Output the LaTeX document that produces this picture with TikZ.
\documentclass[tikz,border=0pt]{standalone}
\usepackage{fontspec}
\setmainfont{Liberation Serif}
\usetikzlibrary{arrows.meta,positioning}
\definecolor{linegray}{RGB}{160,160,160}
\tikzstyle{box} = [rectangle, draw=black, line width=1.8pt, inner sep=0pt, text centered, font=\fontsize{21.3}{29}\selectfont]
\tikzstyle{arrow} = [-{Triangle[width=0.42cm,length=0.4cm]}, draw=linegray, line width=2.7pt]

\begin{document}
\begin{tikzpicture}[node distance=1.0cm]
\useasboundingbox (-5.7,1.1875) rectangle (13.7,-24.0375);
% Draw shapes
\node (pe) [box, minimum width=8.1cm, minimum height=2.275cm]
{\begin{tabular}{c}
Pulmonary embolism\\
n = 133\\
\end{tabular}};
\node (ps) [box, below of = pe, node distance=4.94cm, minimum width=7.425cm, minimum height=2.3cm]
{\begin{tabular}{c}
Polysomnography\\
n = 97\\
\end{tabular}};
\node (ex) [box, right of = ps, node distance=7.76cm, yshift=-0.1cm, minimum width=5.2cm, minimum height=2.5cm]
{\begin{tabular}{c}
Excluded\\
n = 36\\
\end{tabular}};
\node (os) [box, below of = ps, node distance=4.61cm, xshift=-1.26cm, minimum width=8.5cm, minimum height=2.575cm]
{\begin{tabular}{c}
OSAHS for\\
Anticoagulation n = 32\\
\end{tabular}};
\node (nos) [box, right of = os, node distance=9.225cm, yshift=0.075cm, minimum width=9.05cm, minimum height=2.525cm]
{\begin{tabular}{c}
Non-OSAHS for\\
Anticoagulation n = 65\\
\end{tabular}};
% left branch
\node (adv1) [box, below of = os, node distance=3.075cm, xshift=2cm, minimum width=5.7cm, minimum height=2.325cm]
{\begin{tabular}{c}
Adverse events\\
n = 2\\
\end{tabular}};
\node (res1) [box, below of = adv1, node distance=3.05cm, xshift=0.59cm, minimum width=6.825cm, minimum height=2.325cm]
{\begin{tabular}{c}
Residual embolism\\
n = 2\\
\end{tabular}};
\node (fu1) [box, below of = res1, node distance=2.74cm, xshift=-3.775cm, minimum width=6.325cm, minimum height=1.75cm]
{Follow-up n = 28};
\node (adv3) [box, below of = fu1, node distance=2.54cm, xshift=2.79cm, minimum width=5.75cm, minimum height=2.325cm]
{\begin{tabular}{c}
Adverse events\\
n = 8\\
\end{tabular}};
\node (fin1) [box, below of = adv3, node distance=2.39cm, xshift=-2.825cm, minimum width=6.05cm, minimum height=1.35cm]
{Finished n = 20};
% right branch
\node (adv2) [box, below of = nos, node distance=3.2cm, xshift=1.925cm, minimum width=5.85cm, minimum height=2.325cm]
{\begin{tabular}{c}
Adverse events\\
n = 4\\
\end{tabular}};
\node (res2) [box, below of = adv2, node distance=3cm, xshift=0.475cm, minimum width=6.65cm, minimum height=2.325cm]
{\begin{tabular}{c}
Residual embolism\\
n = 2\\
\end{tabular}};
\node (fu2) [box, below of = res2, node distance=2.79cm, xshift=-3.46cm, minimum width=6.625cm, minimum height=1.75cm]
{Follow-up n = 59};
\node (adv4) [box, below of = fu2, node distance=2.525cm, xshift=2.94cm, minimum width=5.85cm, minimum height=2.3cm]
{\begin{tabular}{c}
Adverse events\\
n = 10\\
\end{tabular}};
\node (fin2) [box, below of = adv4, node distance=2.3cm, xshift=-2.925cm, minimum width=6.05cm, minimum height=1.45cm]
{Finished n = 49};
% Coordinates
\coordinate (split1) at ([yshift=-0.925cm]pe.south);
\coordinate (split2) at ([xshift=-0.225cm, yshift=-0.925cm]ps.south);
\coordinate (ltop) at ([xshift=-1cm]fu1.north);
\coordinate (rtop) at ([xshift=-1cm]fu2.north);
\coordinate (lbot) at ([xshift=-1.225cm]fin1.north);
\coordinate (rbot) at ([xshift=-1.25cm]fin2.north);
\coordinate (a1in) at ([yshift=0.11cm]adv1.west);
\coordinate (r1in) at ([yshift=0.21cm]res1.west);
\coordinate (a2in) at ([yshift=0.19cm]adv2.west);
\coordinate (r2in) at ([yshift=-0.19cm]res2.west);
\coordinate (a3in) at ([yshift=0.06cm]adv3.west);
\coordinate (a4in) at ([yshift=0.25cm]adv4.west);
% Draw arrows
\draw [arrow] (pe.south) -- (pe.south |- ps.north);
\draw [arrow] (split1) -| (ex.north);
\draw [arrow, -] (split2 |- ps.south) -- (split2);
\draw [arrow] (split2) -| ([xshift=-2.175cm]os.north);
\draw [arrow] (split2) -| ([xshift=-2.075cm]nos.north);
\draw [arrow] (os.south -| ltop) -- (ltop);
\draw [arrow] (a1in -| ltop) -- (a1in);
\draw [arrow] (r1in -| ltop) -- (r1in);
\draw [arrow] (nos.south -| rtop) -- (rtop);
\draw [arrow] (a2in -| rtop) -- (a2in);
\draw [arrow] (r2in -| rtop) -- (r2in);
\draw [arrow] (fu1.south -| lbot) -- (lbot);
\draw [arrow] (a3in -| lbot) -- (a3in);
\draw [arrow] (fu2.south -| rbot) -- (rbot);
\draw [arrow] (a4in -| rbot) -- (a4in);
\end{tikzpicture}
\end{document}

****

Begin with the first line of the listing and copy exactly through the line that contains "draw=linegray, line width=2.7pt]", please, keeping both ends and leaving out everything after.

■ Finished answer ■
Output the LaTeX document that produces this picture with TikZ.
\documentclass[tikz,border=0pt]{standalone}
\usepackage{fontspec}
\setmainfont{Liberation Serif}
\usetikzlibrary{arrows.meta,positioning}
\definecolor{linegray}{RGB}{160,160,160}
\tikzstyle{box} = [rectangle, draw=black, line width=1.8pt, inner sep=0pt, text centered, font=\fontsize{21.3}{29}\selectfont]
\tikzstyle{arrow} = [-{Triangle[width=0.42cm,length=0.4cm]}, draw=linegray, line width=2.7pt]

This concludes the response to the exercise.